Ein denkwürdiges Konzert

Nicht auszudenken, wenn diese ohrenöffnende Interpretation Kirill Gersteins auf einen ahnungslosen Dirigenten gestoßen wäre. Iván Fischer aber agiert mit dem hochinteressierten Symphonieorchester des Bayerischen Rundfunks derart adäquat, als ob er mit seinem Pianisten über jede einzelne Note ausgiebig diskutiert hätte. Mit mäßigen Tempi eröffnet er ihm den Freiheitsraum, seinen privaten Ton zu entfalten, treibt seinerseits die symphonische Entwicklung voran und formuliert mit den fabelhaften Solisten jede Passage bewusst: Das Horn bläst die so wichtigen Fanfaren hier endlich einmal tatsächlich, wie in der Partitur vorgeschrieben, markiert, aber „dolce“.
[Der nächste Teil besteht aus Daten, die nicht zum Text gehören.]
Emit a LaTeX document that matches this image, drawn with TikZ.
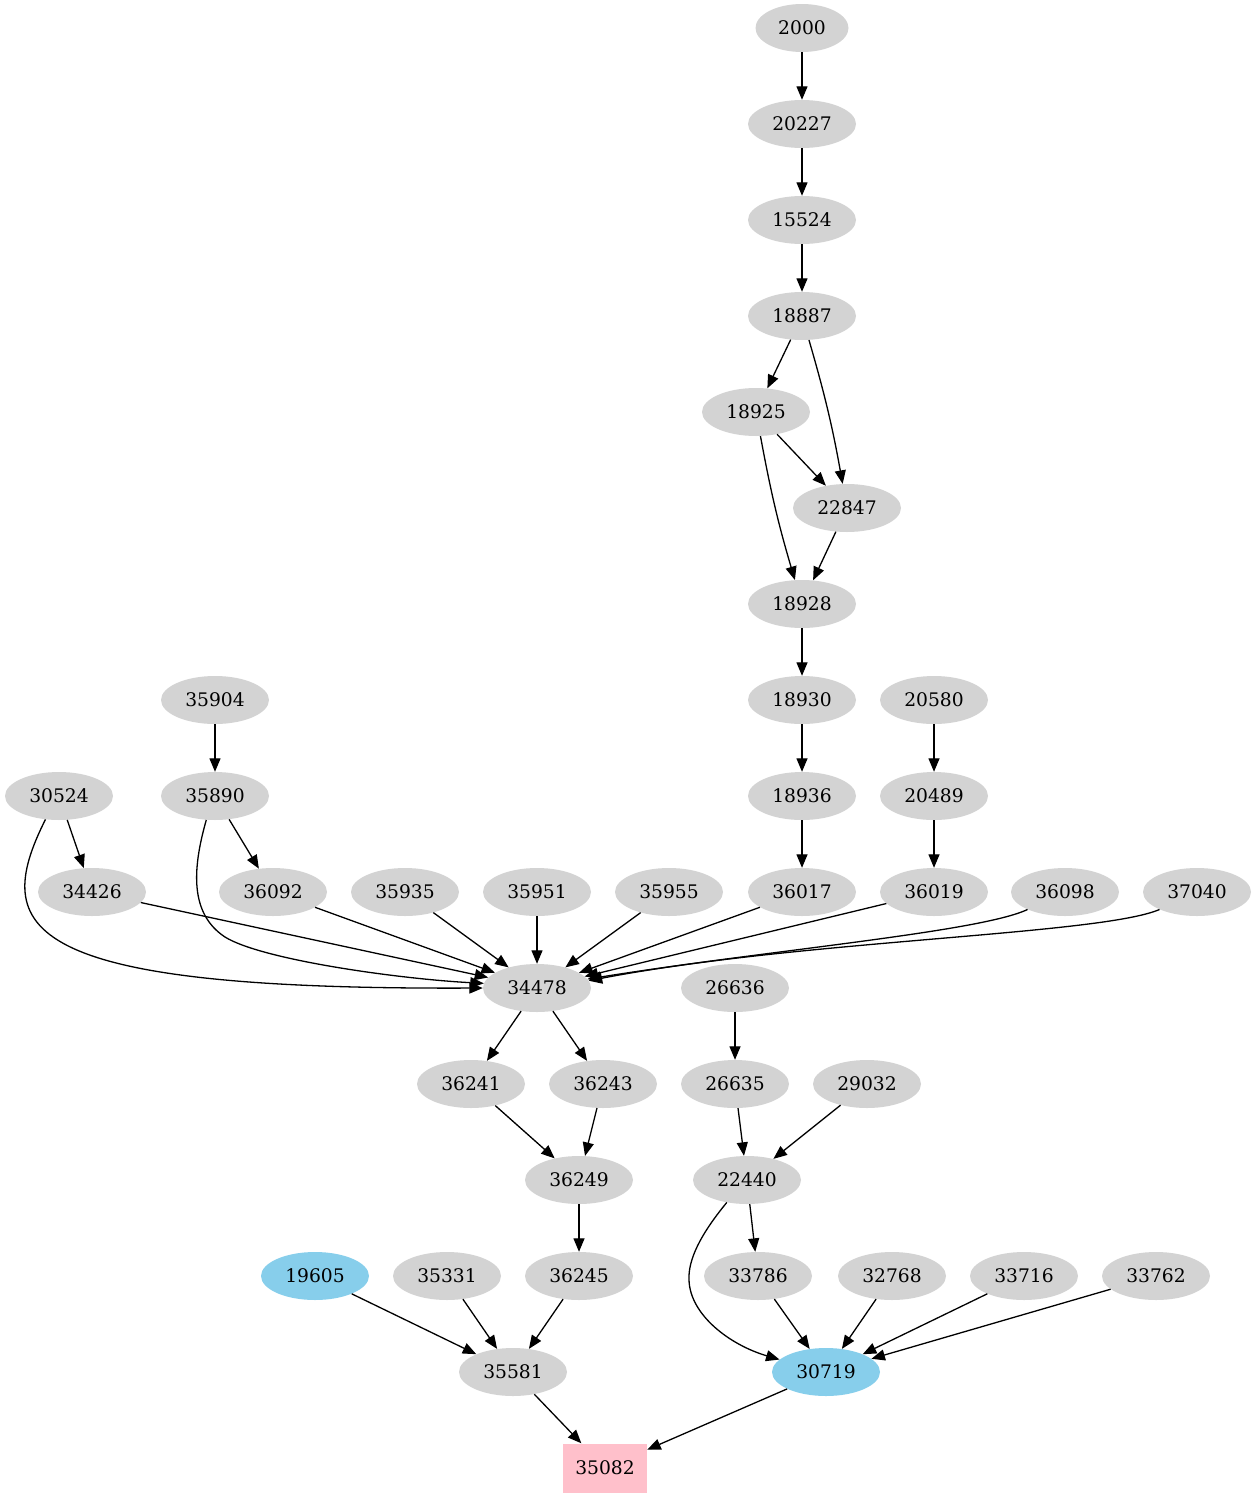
\documentclass[tikz,border=0pt]{standalone}
\usepackage{fontspec}
\setmainfont{DejaVu Serif}
\usetikzlibrary{shapes.geometric,arrows.meta}
\definecolor{gvgray}{HTML}{D3D3D3}
\definecolor{gvblue}{HTML}{87CEEB}
\definecolor{gvpink}{HTML}{FFC0CB}
\tikzset{
  gn/.style={ellipse, fill=gvgray, draw=none, minimum width=108pt, minimum height=48pt, inner sep=0pt, font=\fontsize{18.7}{22}\selectfont},
  bn/.style={gn, fill=gvblue},
  pn/.style={rectangle, fill=gvpink, draw=none, minimum width=84pt, minimum height=49pt, inner sep=0pt, font=\fontsize{18.7}{22}\selectfont},
  ed/.style={-{Triangle[length=13.5pt,width=11pt]}, line width=1.3pt, black}
}
\begin{document}
\begin{tikzpicture}[x=1pt,y=-1pt]
\useasboundingbox (0,0) rectangle (1257,1499);
% rank 0-7
\node[gn, minimum width=93pt] (n2000) at (802,28) {2000};
\node[gn] (n20227) at (802,124) {20227};
\node[gn] (n15524) at (802,220) {15524};
\node[gn] (n18887) at (802,316) {18887};
\node[gn] (n18925) at (756,412) {18925};
\node[gn] (n22847) at (847,508) {22847};
\node[gn] (n18928) at (802,604) {18928};
\node[gn] (n18930) at (802,700) {18930};
\node[gn] (n20580) at (934,700) {20580};
\node[gn] (n35904) at (215,700) {35904};
% rank 8
\node[gn] (n30524) at (59,796) {30524};
\node[gn] (n35890) at (215,796) {35890};
\node[gn] (n18936) at (802,796) {18936};
\node[gn] (n20489) at (934,796) {20489};
% rank 9
\node[gn] (n34426) at (92,892) {34426};
\node[gn] (n36092) at (273,892) {36092};
\node[gn] (n35935) at (405,892) {35935};
\node[gn] (n35951) at (537,892) {35951};
\node[gn] (n35955) at (669,892) {35955};
\node[gn] (n36017) at (802,892) {36017};
\node[gn] (n36019) at (934,892) {36019};
\node[gn] (n36098) at (1065,892) {36098};
\node[gn] (n37040) at (1197,892) {37040};
% rank 10
\node[gn] (n34478) at (537,988) {34478};
\node[gn] (n26636) at (735,988) {26636};
% rank 11
\node[gn] (n36241) at (471,1084) {36241};
\node[gn] (n36243) at (603,1084) {36243};
\node[gn] (n26635) at (735,1084) {26635};
\node[gn] (n29032) at (867,1084) {29032};
% rank 12
\node[gn] (n36249) at (579,1180) {36249};
\node[gn] (n22440) at (747,1180) {22440};
% rank 13
\node[bn] (n19605) at (315,1276) {19605};
\node[gn] (n35331) at (447,1276) {35331};
\node[gn] (n36245) at (579,1276) {36245};
\node[gn] (n33786) at (758,1276) {33786};
\node[gn] (n32768) at (892,1276) {32768};
\node[gn] (n33716) at (1024,1276) {33716};
\node[gn] (n33762) at (1156,1276) {33762};
% rank 14-15
\node[gn] (n35581) at (513,1372) {35581};
\node[bn] (n30719) at (826,1372) {30719};
\node[pn] (n35082) at (605,1468) {35082};
\coordinate (k1) at (225,937);
\coordinate (k2) at (689,1280);

% edges
\draw[ed] (n2000) -- (n20227);
\draw[ed] (n20227) -- (n15524);
\draw[ed] (n15524) -- (n18887);
\draw[ed] (n18887) -- (n18925);
\draw[ed] (n18887) to[bend left=3] (n22847);
\draw[ed] (n18925) -- (n22847);
\draw[ed] (n18925) to[bend right=3] (n18928);
\draw[ed] (n22847) -- (n18928);
\draw[ed] (n18928) -- (n18930);
\draw[ed] (n18930) -- (n18936);
\draw[ed] (n18936) -- (n36017);
\draw[ed] (n20580) -- (n20489);
\draw[ed] (n20489) -- (n36019);
\draw[ed] (n35904) -- (n35890);
\draw[ed] (n30524) -- (n34426);
\draw[ed] (n35890) -- (n36092);
\draw[ed] (n30524.240) .. controls (-10,930) and (20,990) .. (n34478.west);
\draw[ed] (n35890.250) .. controls (192,870) and (190,914) .. (k1) .. controls (262,960) and (400,979) .. (n34478.175);
\draw[ed] (n34426) -- (n34478);
\draw[ed] (n36092) -- (n34478);
\draw[ed] (n35935) -- (n34478);
\draw[ed] (n35951) -- (n34478);
\draw[ed] (n35955) -- (n34478);
\draw[ed] (n36017) -- (n34478);
\draw[ed] (n36019) -- (n34478);
\draw[ed] (n36098.205) .. controls (980,932) and (770,950) .. (n34478.10);
\draw[ed] (n37040.205) .. controls (1100,935) and (800,940) .. (n34478.8);
\draw[ed] (n34478) -- (n36241);
\draw[ed] (n34478) -- (n36243);
\draw[ed] (n26636) -- (n26635);
\draw[ed] (n36241) -- (n36249);
\draw[ed] (n36243) -- (n36249);
\draw[ed] (n26635) -- (n22440);
\draw[ed] (n29032) -- (n22440);
\draw[ed] (n36249) -- (n36245);
\draw[ed] (n22440) -- (n33786);
\draw[ed] (n22440.228) .. controls (700,1235) and (688,1260) .. (k2) .. controls (690,1315) and (730,1345) .. (n30719.165);
\draw[ed] (n33786) -- (n30719);
\draw[ed] (n32768) -- (n30719);
\draw[ed] (n33716) -- (n30719);
\draw[ed] (n33762) -- (n30719);
\draw[ed] (n19605) -- (n35581);
\draw[ed] (n35331) -- (n35581);
\draw[ed] (n36245) -- (n35581);
\draw[ed] (n35581) -- (n35082);
\draw[ed] (n30719) -- (n35082);
\end{tikzpicture}
\end{document}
Dankenswerterweise hat Iván Fischer die ersten und zweiten Violinen auf der Bühne des Herkulessaals einander gegenüber positioniert und holt auch tatsächlich das Maximum aus dieser akustischen Ausdifferenzierung heraus. Selbst die Symphonie Nr. 8 G-Dur von Antonín Dvorák verwandelt er in eine formallogisch fast plausible Komposition. Wenn der Komponist sich ablenken lässt und allzu frei rhapsodiert, mahnt Fischer zur Konzentration. Und die jubelnde Vitalität, zu der sich das BR-Symphonieorchester und der Dirigent gegenseitig hochschaukeln, der traumhaft schöne, vibrierende Klang, lauter Sentiment statt Sentimentalität – das ist schlichtweg hinreißend.

Die Saison ist noch jung, doch das war schon jetzt eines ihrer denkwürdigsten Konzerte.